Polityka"Polityka": Sekrety Macierewicza

"Polityka": Sekrety Macierewicza

Przeczulony na wszystko, co wiąże się z Rosją i światem komunistycznych służb, Antoni Macierewicz jakby stracił czujność. Może dlatego nie zauważył, że nie dość, że punktuje na rzecz Rosji, to jeszcze ma w swoim otoczeniu ludzi o zagadkowej przeszłości - czytamy w tygodniku "Polityka".

"Polityka": Sekrety Macierewicza
Źródło zdjęć: © WP | Łukasz Szełemej

Uchodzi za najmocniejszą po prezesie PiS osobę w państwie, która decyduje o wszystkim, co dzieje się w wojsku, jego służbach i spółkach zbrojeniowych. Ludzie Antoniego Macierewicza mają wpływ na inne strategiczne segmenty przemysłu, w tym na energetykę. Są tam właściwie nietykalni. Faktem jest jednak, że jego pozycja nie jest już tak silna jak kilka tygodni temu. Przyczyniła się do tego sprawa Bartłomieja Misiewicza, rzecznika i asystenta ministra, który bez wyższego wykształcenia trafił do rad nadzorczych spółek zbrojeniowych i energetycznych, stając się symbolem pisowskiego zawłaszczania państwa.

Przyczyniły się także pojawiające się od pewnego czasu informacje o niejasnych relacjach Macierewicza z ludźmi o tajemniczej przeszłości, także w Rosji. Budzą one niepokój tym większy, że dotyczą szefa ważnego i wrażliwego resortu, który w dodatku nie wytłumaczył się z tych powiązań przed opinią publiczną.

Stawiamy pytania, które nurtują dziś wiele osób: czy minister Macierewicz, który słynie z antyrosyjskich uprzedzeń, niestrudzenie tropiący agentów komunistycznych służb, zdaje sobie sprawę, jaki jest efekt jego działań i powiązań? - pyta Grzegorz Rzeczkowski w "Polityce".
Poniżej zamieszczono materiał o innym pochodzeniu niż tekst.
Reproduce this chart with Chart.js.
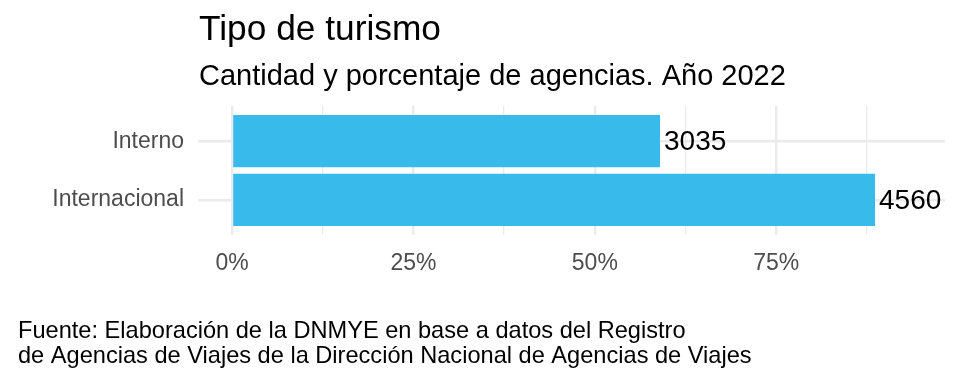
<!DOCTYPE html>
<html>
<head>
<meta charset="utf-8">
<script src="https://cdn.jsdelivr.net/npm/chart.js@4/dist/chart.umd.min.js"></script>
<style>
html,body{margin:0;padding:0;background:#fff;}
#wrap{position:relative;width:960px;height:384px;}
</style>
</head>
<body>
<div id="wrap"><canvas id="c" width="960" height="384"></canvas></div>
<script>
// ---- data ----
const categories = ["Interno", "Internacional"];
const agencyCounts = [3035, 4560];
const agencyPercent = [58.98, 88.61];
const xTickValues = [0, 12.5, 25, 37.5, 50, 62.5, 75, 87.5];
const titleText = "Tipo de turismo";
const subtitleText = "Cantidad y porcentaje de agencias. Año 2022";
const captionLines = [
  "Fuente: Elaboración de la DNMYE en base a datos del Registro",
  "de Agencias de Viajes de la Dirección Nacional de Agencias de Viajes"
];

const FONT = "'Liberation Sans', Arial, Helvetica, sans-serif";

const textPlugin = {
  id: 'texts',
  afterDraw(chart) {
    const ctx = chart.ctx;
    ctx.save();
    ctx.fillStyle = '#000';
    ctx.textAlign = 'left';
    ctx.textBaseline = 'alphabetic';
    ctx.font = "35.3px " + FONT;
    ctx.fillText(titleText, 199, 40);
    ctx.font = "29px " + FONT;
    ctx.fillText(subtitleText, 199, 85);
    ctx.font = "23.6px " + FONT;
    ctx.fillText(captionLines[0], 18, 338);
    ctx.fillText(captionLines[1], 18, 363);
    ctx.restore();
  }
};

const valueLabelPlugin = {
  id: 'valueLabels',
  afterDatasetsDraw(chart) {
    const ctx = chart.ctx;
    const meta = chart.getDatasetMeta(0);
    ctx.save();
    ctx.fillStyle = '#000';
    ctx.font = "28px " + FONT;
    ctx.textAlign = 'left';
    ctx.textBaseline = 'middle';
    meta.data.forEach((bar, i) => {
      ctx.fillText(String(agencyCounts[i]), bar.x + 4, bar.y + 1);
    });
    ctx.restore();
  }
};

new Chart(document.getElementById('c'), {
  type: 'bar',
  data: {
    datasets: [{
      data: categories.map((c, i) => ({ x: agencyPercent[i], y: i + 1 })),
      backgroundColor: '#38BBEB',
      borderWidth: 0,
      barPercentage: 0.89,
      categoryPercentage: 1
    }]
  },
  options: {
    indexAxis: 'y',
    responsive: false,
    animation: false,
    devicePixelRatio: 1,
    layout: { padding: { top: 106, right: 15, bottom: 0, left: 0 } },
    plugins: { legend: { display: false }, tooltip: { enabled: false }, title: { display: false } },
    scales: {
      x: {
        type: 'linear',
        min: -4.685,
        max: 98.25,
        offset: false,
        afterBuildTicks(scale) { scale.ticks = xTickValues.map(v => ({ value: v })); },
        afterFit(scale) { scale.height = 149; },
        border: { display: false },
        grid: {
          color: '#EBEBEB',
          offset: false,
          lineWidth: ctx => (ctx.tick && ctx.tick.value % 25 === 0) ? 2.4 : 1.3,
          drawTicks: false
        },
        ticks: {
          autoSkip: false,
          maxRotation: 0,
          padding: 15,
          color: '#4D4D4D',
          font: { family: FONT, size: 23 },
          callback: v => (v % 25 === 0) ? v + '%' : ''
        }
      },
      y: {
        type: 'linear',
        min: 0.4,
        max: 2.6,
        reverse: true,
        offset: false,
        afterBuildTicks(scale) { scale.ticks = categories.map((c, i) => ({ value: i + 1 })); },
        afterFit(scale) { scale.width = 198; },
        border: { display: false },
        grid: { color: '#EBEBEB', lineWidth: 2.4, drawTicks: false, offset: false },
        ticks: {
          autoSkip: false,
          padding: 14,
          color: '#4D4D4D',
          font: { family: FONT, size: 23 },
          callback: v => categories[Math.round(v) - 1] || ''
        }
      }
    }
  },
  plugins: [valueLabelPlugin, textPlugin]
});
</script>
</body>
</html>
Autor tekstu wymienia kilka osób z otoczenia szefa MON: Roberta Luśnię, byłego posła LPR, uznanego prawomocnie w 2005 r. przez sąd lustracyjny za informatora SB. Współpracownikiem Luśni, a także pełnomocnikiem partii Macierewicza przed wyborami 2005 r. był Konrad Rękas, dziś faktyczny szef proputinowskiej partii Zmiana (jej lider Mateusz Piskorski został niedawno zatrzymany przez ABW pod zarzutem szpiegostwa). Do MON trafili też ludzie, którzy wygłaszają poglądy niemal żywcem wyjęte z prokremlowskich mediów. Ekspertem NCSS był dr Grzegorz Kwaśniak, dawny wojskowy, dziś pełnomocnik ministra do spraw utworzenia obrony terytorialnej, który po agresji Rosji na Ukrainę twierdził, że nie wierzy w skuteczność NATO.
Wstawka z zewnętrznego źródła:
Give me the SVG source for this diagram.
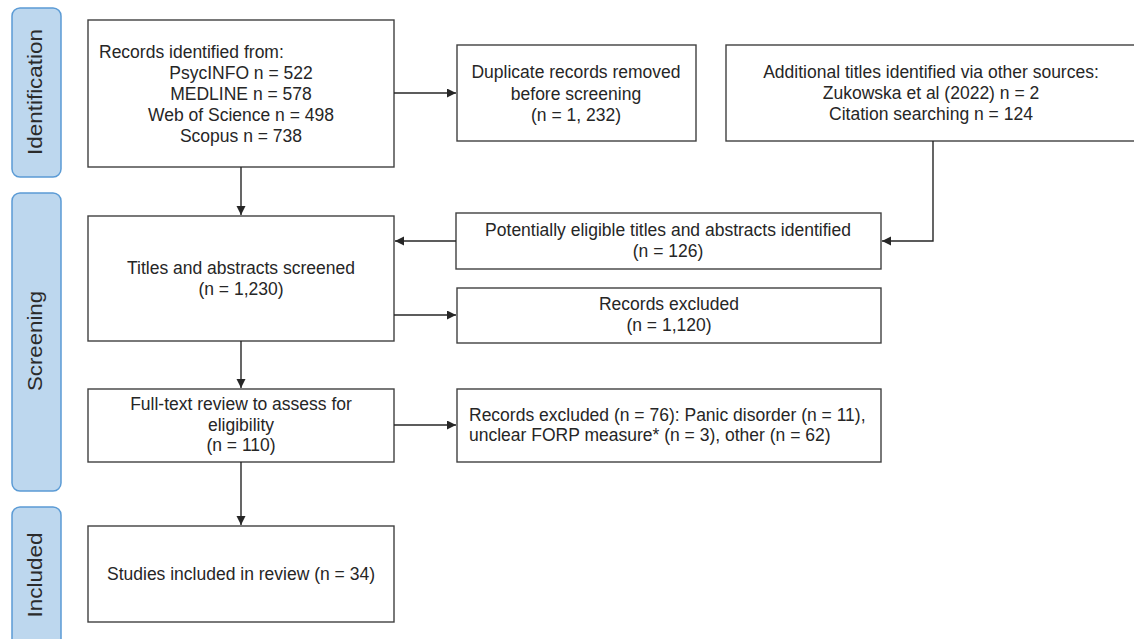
<svg xmlns="http://www.w3.org/2000/svg" width="1134" height="639" viewBox="0 0 1134 639">
<defs>
<style>
.phase{fill:#bdd7ee;stroke:#5b9bd5;stroke-width:1.5}
.ptxt{font-family:"Liberation Sans",Arial,sans-serif;font-size:20px;fill:#2b2b2b}
.box{fill:#fff;stroke:#404040;stroke-width:1.4}
.t{font-family:"Liberation Sans",Arial,sans-serif;font-size:17.5px;fill:#262626}
.c{text-anchor:middle}
.conn{fill:none;stroke:#262626;stroke-width:1.4}
</style>
<marker id="ah" markerUnits="userSpaceOnUse" markerWidth="10" markerHeight="10" refX="9" refY="4.5" orient="auto">
<path d="M0,0 L9,4.5 L0,9 z" fill="#262626"/>
</marker>
</defs>
<rect width="1134" height="639" fill="#fff"/>

<g id="phase-identification">
<rect class="phase" x="12" y="8" width="49" height="169" rx="8"/>
<text class="ptxt" text-anchor="middle" transform="translate(42,92) rotate(-90)" textLength="126" lengthAdjust="spacingAndGlyphs">Identification</text>
</g>
<g id="phase-screening">
<rect class="phase" x="12" y="193" width="49" height="298" rx="8"/>
<text class="ptxt" text-anchor="middle" transform="translate(42,341) rotate(-90)" textLength="100" lengthAdjust="spacingAndGlyphs">Screening</text>
</g>
<g id="phase-included">
<rect class="phase" x="12" y="507" width="49" height="140" rx="8"/>
<text class="ptxt" text-anchor="middle" transform="translate(42,575) rotate(-90)" textLength="85" lengthAdjust="spacingAndGlyphs">Included</text>
</g>

<g id="records-identified">
<rect class="box" x="88" y="20" width="306" height="147"/>
<text class="t" x="99" y="58">Records identified from:</text>
<text class="t c" x="241" y="79">PsycINFO n = 522</text>
<text class="t c" x="241" y="100">MEDLINE  n = 578</text>
<text class="t c" x="241" y="121">Web of Science n = 498</text>
<text class="t c" x="241" y="142">Scopus n = 738</text>
</g>

<g id="duplicates">
<rect class="box" x="457" y="45" width="239" height="96"/>
<text class="t c" x="576" y="78">Duplicate records removed</text>
<text class="t c" x="576" y="100">before screening</text>
<text class="t c" x="576" y="121">(n = 1, 232)</text>
</g>

<g id="additional">
<rect class="box" x="726" y="45" width="412" height="96"/>
<text class="t c" x="931" y="78">Additional  titles identified via other sources:</text>
<text class="t c" x="931" y="99">Zukowska et al (2022) n = 2</text>
<text class="t c" x="931" y="120">Citation searching n = 124</text>
</g>

<g id="titles-screened">
<rect class="box" x="88" y="216" width="306" height="125"/>
<text class="t c" x="241" y="274">Titles and abstracts screened</text>
<text class="t c" x="241" y="295">(n = 1,230)</text>
</g>

<g id="potentially-eligible">
<rect class="box" x="456" y="213" width="425" height="56"/>
<text class="t c" x="668" y="236">Potentially eligible titles and abstracts identified</text>
<text class="t c" x="668" y="257">(n = 126)</text>
</g>

<g id="records-excluded">
<rect class="box" x="457" y="288" width="424" height="55"/>
<text class="t c" x="669" y="310">Records excluded</text>
<text class="t c" x="669" y="331">(n = 1,120)</text>
</g>

<g id="full-text">
<rect class="box" x="88" y="389" width="306" height="73"/>
<text class="t c" x="241" y="410">Full-text review to assess for</text>
<text class="t c" x="241" y="431">eligibility</text>
<text class="t c" x="241" y="451">(n = 110)</text>
</g>

<g id="fulltext-excluded">
<rect class="box" x="457" y="389" width="424" height="73"/>
<text class="t" x="469" y="421">Records excluded (n = 76): Panic disorder (n = 11),</text>
<text class="t" x="469" y="441">unclear FORP measure* (n = 3), other (n = 62)</text>
</g>

<g id="included">
<rect class="box" x="88" y="526" width="306" height="96"/>
<text class="t c" x="241" y="580">Studies included in review (n = 34)</text>
</g>

<g id="connectors">
<path class="conn" d="M394,93 H456" marker-end="url(#ah)"/>
<path class="conn" d="M241,167 V215" marker-end="url(#ah)"/>
<path class="conn" d="M933,141 V241 H882" marker-end="url(#ah)"/>
<path class="conn" d="M456,241 H395" marker-end="url(#ah)"/>
<path class="conn" d="M394,315 H456" marker-end="url(#ah)"/>
<path class="conn" d="M241,341 V388" marker-end="url(#ah)"/>
<path class="conn" d="M394,425 H456" marker-end="url(#ah)"/>
<path class="conn" d="M241,462 V525" marker-end="url(#ah)"/>
</g>
</svg>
Rosyjski trop autor tekstu znajduje również w sztandarowym projekcie Macierewicza, czyli działającej przy MON komisji mającej powtórnie zbadać katastrofę smoleńską. Jednym z jej ekspertów został mianowany Andriej Iłłarionow, ekonomista, przedstawiany również jako ekspert geopolityczny, w latach 2000–05 doradca prezydenta Władimira Putina. Dziś mieszka m.in. w USA, gdzie pracuje dla jednego z ultrakonserwatywnych think tanków związanych z Partią Libertariańską, która m.in. opowiada się za polityką izolacjonizmu Stanów Zjednoczonych i zniesieniem sankcji nałożonych na Rosję.

Nie wiadomo dokładnie, czym zajmuje się w komisji Iłłarionow, nie wiadomo nawet, czy nadal w niej pracuje – MON nie odpowiedział tygodnikowi na pytania o jego rolę.

Historyk prof. Andrzej Friszke, który bada dzieje opozycji demokratycznej w czasach PRL, uważa, że ta destrukcyjna siła Macierewicza bierze się z jego ogromnych i niemożliwych do okiełznania ambicji. – Ma silne cechy przywódcze, potrzebę dominowania i wymuszania u innych uznania siebie za autorytet, uznania jego racji w każdym przypadku – podkreśla Friszke.

Z kolei osoba, która zna go od lat siedemdziesiątych twierdzi, że Macierewicz generalnie realizuje scenariusz rozwalania instytucji demokratycznego państwa, skłócenia jej elit oraz wyprowadzenia Polski ze struktur Zachodu. - To oczywiście służy Rosji i jej interesom. Ale wydaje mi się, że on to robi dlatego, że żyje w alternatywnym świecie, w świecie obsesji – dodaje rozmówca tygodnika "Polityka".